I treated the release of Lady Gaga’s Born This Way as ceremoniously as any teen girl without her driver’s license could: by begging my mom to drive me to the mall to buy a physical copy. The record came out on May 23, 2011, the day before my fifteenth birthday. The timing was a cosmic coincidence, but if I closed my eyes, I could almost convince myself that the CD was a birthday gift from Mother Monster herself.
I’d hardly admitted I was queer to myself, let alone to anybody else. I carried a giant backpack stuffed with textbooks every day, but it was my identity that weighed on me as I walked through my high school. At the time, I viewed my sexual orientation as an inescapable curse that would alienate me from my friends and family. Like Gaga herself, I was born into a family of Italian-American New Yorkers and raised in the Catholic Church, where homosexuality is still far from embraced and often shunned. But Gaga took the religious imagery I knew and spun it into tales of twisted love (“Judas”), unapologetic pleasure (“Electric Chapel”), and defiant self-acceptance (the album’s anthemic, pro-LGBTQ+ title track). If Gaga, who was openly bisexual and already a personal hero, viewed me as “beautiful in my way ‘cause God makes no mistakes,” why couldn’t I?
With Born This Way as my soundtrack, I came of age and into my queerness. I chopped off all my hair to “Hair”; I fell in love with another girl to “The Edge of Glory.” I’ve spent the past decade of my life growing up, and Born This Way has transformed with me, too. I’ve found new songs to love, fresh reasons to laugh at Mother Monster’s lyrics, and clear lenses through which to critique it. And as I’ve learned through conversations with Gaga’s collaborators and fans who still cherish the album today, I’m not alone.

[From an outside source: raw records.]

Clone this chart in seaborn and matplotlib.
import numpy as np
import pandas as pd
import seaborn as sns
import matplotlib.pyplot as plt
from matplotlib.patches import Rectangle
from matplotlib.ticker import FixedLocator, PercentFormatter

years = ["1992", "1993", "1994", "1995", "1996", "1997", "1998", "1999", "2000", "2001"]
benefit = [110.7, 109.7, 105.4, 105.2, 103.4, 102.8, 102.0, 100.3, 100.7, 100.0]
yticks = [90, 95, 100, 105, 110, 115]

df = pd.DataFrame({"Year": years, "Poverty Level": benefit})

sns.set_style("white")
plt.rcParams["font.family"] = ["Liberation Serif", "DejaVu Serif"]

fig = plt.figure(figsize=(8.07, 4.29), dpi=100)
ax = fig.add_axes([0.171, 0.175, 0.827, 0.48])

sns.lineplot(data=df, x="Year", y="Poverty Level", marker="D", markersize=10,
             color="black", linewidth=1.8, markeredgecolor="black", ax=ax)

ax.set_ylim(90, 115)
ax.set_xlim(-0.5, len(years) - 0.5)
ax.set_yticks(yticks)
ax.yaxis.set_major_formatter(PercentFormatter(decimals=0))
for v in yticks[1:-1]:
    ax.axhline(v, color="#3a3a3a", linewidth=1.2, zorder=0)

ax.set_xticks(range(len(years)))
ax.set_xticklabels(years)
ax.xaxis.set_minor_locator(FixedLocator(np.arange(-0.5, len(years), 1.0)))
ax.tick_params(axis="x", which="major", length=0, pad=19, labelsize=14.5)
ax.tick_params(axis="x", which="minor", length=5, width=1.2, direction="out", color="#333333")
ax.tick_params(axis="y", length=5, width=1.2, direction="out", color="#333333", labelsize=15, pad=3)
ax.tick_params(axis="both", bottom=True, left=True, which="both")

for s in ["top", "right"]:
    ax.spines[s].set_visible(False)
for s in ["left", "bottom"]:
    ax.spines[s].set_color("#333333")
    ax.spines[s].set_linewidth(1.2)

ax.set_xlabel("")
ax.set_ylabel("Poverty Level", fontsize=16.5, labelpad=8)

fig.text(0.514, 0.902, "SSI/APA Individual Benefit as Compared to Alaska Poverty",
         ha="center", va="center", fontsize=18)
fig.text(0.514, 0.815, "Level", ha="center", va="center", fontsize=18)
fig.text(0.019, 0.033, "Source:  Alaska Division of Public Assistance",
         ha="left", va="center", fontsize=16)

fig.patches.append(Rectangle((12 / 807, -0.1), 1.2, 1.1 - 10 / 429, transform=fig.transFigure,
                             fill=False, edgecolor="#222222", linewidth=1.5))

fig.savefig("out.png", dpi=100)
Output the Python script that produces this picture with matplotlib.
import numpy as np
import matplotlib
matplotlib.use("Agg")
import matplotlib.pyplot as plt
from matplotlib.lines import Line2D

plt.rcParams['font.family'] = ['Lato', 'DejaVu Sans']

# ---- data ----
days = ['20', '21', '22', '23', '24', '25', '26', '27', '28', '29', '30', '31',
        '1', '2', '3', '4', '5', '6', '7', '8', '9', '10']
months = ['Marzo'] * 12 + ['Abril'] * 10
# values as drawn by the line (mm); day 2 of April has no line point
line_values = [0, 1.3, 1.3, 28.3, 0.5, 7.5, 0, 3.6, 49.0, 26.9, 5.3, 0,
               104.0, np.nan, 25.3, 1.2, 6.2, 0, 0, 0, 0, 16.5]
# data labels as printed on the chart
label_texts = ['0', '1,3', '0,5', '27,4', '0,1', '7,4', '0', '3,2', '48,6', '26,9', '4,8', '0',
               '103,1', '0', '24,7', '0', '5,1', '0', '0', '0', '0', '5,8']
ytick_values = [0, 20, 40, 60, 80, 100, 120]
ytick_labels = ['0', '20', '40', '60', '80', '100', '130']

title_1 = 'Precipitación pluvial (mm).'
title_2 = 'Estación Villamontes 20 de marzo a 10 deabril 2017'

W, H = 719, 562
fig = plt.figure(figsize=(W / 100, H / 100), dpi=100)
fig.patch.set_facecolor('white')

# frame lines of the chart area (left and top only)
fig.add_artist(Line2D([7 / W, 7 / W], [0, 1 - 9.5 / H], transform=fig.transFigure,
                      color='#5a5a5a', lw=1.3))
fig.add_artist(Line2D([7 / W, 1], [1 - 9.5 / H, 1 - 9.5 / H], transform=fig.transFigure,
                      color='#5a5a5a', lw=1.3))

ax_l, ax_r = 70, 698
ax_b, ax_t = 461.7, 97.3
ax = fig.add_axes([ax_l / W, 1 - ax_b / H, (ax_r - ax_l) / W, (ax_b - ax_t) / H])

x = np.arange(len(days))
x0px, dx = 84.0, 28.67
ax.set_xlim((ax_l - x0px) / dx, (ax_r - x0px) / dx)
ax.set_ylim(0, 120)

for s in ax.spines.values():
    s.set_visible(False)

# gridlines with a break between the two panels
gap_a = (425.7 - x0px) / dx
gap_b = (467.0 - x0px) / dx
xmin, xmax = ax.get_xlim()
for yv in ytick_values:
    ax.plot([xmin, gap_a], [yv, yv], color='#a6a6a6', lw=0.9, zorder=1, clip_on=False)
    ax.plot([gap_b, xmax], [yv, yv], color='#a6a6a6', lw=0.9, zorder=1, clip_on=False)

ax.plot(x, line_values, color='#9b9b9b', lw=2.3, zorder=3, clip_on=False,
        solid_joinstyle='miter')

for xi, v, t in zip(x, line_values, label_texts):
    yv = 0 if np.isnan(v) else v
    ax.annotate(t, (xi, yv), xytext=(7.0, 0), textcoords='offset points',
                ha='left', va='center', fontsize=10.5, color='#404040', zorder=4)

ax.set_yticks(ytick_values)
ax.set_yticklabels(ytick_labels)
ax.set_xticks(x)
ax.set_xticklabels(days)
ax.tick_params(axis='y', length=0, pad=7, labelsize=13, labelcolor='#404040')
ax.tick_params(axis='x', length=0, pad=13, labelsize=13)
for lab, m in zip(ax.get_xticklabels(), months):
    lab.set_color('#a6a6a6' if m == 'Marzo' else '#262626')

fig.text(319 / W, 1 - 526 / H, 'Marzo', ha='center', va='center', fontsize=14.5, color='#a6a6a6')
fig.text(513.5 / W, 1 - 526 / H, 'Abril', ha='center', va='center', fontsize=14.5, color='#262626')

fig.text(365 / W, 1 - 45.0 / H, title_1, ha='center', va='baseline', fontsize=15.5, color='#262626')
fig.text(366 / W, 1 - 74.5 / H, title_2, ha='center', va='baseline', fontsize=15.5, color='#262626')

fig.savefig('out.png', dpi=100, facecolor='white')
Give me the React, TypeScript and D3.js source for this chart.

Born This Way arrived on the heels of The Fame, Gaga’s radio-friendly 2008 debut album, and The Fame Monster, her theatrical, more avant-garde 2010 follow-up. At just 25, the singer-songwriter had already bled onstage at the MTV Video Music Awards, performed sold-out shows around the world, and scooped up five Grammys. Inspired, Gaga leveraged that cushy moment to make a record bigger than herself, something that would speak directly to the swaths of Little Monsters who already idolized her provocative presentation. This was the woman who wasn’t afraid to sing about sex, who shamelessly identified “the gay community” as the greatest thrill in her career thus far. “She was literally becoming an icon in front of our eyes,” her trusted songwriting and producing collaborator Fernando Garibay tells MTV News.